Keith: I think initially it was gaining credibility in the industry. I was in my early 30s - so young and I didn’t have a lot of experience, so asking someone to hand me millions of dollars in exchange for protecting their balance sheet and, many times, their multi-generational family business was a tough sell. So I became a student of the game. I immersed myself in the healthcare vertical and became conversant in all the key business issues facing C-level execs in the space. I earned their trust by becoming a healthcare professional first and foremost.
IB: What do you think are the most challenging issues facing the insurance industry and your line of work today?
Keith: Insurtech, no doubt. This is a huge disruptor to our industry and will begin to marginalize transactional agents and brokers. This will also put pressures on our fees and compensation and necessitate more robust consulting services in order to justify compensation. We are investing heavily in big data and digitalization in order to align ourselves with this emerging trend and it has our attention. Secondly is the war on talent. Our people are our business and that’s what clients buy ultimately. Finding and keeping great associates will always be a big challenge for us, but we think we are better than most at it.

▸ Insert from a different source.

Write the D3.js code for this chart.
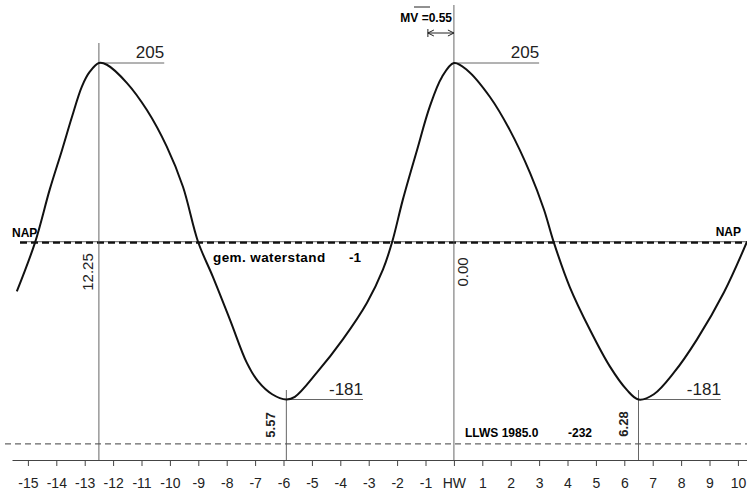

IB: In your opinion, what are some effective solutions in getting young people to enter and stay in insurance?
Keith: Great question. We are focused on work-life balance and fringe benefits for our millennial populations. They want to feel like they are part of something bigger than them and that they have purpose in what they are doing. We try to compensate them well but that is not enough in and of itself. We really focus on the overarching mission of the organization and what contributions we are making to our local communities and society as a whole. We do charitable and community work and social gatherings at the office level. This helps create more of an experience and culture that attracts the best talent in the industry. No-one works at Lockton because they have to, they work here because they want to.

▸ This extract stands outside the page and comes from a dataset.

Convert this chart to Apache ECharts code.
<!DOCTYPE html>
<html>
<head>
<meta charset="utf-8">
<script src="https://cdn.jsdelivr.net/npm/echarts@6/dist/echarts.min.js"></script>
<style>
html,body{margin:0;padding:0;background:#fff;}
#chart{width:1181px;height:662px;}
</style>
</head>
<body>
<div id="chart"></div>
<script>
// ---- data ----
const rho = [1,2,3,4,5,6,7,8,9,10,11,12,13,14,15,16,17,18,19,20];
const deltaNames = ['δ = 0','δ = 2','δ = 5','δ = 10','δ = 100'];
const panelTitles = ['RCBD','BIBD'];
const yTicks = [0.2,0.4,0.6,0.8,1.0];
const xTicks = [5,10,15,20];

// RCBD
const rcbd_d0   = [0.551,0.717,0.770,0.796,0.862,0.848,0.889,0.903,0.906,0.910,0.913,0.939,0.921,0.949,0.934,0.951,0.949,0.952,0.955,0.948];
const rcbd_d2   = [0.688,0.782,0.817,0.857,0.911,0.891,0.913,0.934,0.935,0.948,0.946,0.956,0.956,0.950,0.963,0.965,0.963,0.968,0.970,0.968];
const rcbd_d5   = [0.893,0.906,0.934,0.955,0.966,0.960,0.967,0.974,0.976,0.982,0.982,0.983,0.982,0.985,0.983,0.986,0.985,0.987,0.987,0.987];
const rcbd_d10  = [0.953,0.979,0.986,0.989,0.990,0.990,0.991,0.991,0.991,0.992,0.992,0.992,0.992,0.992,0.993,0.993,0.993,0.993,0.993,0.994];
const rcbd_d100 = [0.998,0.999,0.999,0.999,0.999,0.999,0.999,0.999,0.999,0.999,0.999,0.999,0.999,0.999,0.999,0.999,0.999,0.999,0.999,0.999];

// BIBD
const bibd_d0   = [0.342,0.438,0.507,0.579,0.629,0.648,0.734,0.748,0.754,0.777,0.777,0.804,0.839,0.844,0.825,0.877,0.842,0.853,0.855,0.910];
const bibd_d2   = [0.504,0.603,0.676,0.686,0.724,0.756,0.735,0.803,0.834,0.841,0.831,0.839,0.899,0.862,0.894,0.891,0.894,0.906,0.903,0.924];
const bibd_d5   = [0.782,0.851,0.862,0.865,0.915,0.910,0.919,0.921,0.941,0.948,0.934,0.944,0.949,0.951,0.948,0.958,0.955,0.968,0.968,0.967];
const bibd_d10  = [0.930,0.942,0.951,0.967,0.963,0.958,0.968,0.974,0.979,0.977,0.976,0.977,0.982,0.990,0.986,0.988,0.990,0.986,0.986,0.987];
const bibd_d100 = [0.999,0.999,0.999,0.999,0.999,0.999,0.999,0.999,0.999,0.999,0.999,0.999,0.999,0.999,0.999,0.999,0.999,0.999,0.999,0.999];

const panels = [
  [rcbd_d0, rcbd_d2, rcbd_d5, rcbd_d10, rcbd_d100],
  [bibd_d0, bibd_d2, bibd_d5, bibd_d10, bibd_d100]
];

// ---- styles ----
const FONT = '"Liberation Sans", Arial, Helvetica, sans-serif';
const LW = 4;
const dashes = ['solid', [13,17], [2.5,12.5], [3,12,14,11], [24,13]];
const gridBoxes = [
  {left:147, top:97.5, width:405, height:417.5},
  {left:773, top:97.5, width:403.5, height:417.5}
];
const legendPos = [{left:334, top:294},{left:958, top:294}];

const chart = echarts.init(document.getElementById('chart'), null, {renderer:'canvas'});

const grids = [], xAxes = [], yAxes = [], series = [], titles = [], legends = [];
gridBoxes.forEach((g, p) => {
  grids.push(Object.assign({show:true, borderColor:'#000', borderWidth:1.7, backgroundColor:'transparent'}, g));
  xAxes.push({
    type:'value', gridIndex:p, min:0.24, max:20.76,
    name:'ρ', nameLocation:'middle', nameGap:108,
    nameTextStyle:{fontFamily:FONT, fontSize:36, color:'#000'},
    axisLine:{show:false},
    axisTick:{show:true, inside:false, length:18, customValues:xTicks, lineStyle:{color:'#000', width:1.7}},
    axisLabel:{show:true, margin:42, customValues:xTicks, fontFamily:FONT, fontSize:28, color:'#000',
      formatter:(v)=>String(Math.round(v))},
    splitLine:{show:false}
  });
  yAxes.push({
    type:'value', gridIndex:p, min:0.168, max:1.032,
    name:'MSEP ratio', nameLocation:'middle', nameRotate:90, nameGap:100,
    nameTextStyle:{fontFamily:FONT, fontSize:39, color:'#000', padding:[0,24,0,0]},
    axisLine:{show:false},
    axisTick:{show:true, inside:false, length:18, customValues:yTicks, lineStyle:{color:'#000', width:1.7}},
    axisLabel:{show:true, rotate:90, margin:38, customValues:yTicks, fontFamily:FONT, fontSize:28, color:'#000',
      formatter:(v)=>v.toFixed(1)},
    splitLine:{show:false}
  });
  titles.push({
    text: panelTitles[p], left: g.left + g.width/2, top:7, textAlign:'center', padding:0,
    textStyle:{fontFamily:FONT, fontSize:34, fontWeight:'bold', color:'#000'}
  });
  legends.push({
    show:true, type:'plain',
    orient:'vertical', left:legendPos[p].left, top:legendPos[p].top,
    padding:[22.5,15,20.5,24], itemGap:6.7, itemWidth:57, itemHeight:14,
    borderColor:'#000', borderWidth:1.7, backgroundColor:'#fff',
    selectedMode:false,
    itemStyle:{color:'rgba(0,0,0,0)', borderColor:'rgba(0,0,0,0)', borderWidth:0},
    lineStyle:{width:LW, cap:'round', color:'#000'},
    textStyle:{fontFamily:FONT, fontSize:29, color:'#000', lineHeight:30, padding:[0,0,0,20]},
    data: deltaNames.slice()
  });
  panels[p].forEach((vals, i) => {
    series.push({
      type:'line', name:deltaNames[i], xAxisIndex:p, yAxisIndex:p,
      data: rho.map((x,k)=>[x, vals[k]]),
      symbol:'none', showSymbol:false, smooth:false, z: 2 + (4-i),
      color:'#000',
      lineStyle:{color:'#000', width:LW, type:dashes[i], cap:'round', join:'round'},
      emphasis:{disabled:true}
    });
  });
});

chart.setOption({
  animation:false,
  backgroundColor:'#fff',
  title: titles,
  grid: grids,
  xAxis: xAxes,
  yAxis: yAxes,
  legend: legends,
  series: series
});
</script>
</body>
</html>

IB: If you had the power to change one thing about the insurance industry, what would you change?
Keith: Run the dishonest, transactional agents that give a stigma to our industry out of it.
IB: Looking back at your past positions with Deloitte and Graham Company among others, what do you think are some of the highlights of your career so far?
Keith: Well I can thank Deloitte for teaching me how to think. I learned how to take really complex business and IT issues and distil them down to simplified concepts that could be communicated to the C-suite. At the time I left Deloitte, J&J was my biggest client and I was managing two projects for them at the time: one in Miami and one in San Fran. I led both projects, flying back and forth every other week to each location and successfully implemented the Salesforce automation tools in time and within budget. As for Graham, I would have to say being producer of the year three times was huge for me. At the time, we were one of the most prominent firms in Philly and to be the top producer there multiple times was a great honor.
IB: What are your passions or hobbies outside insurance?
Keith: Well I have two boys who are 10 and 12 and are literally my world. They play soccer, lacrosse, and basketball and I can’t get enough of watching them play. I am also an avid golfer, salt water fisherman and love to travel with my wife Amanda who is more responsible for my success than anyone.
IB: Please tell us something your colleagues might not know about you.
Keith: I am a pretty sappy guy at the end of the day. Doesn’t take much to make me cry and at the end of the day, I just want to do good and be liked.
IB: If you were to write your autobiography, what title would you give your book?
Keith: The Short Way Is the Long Way.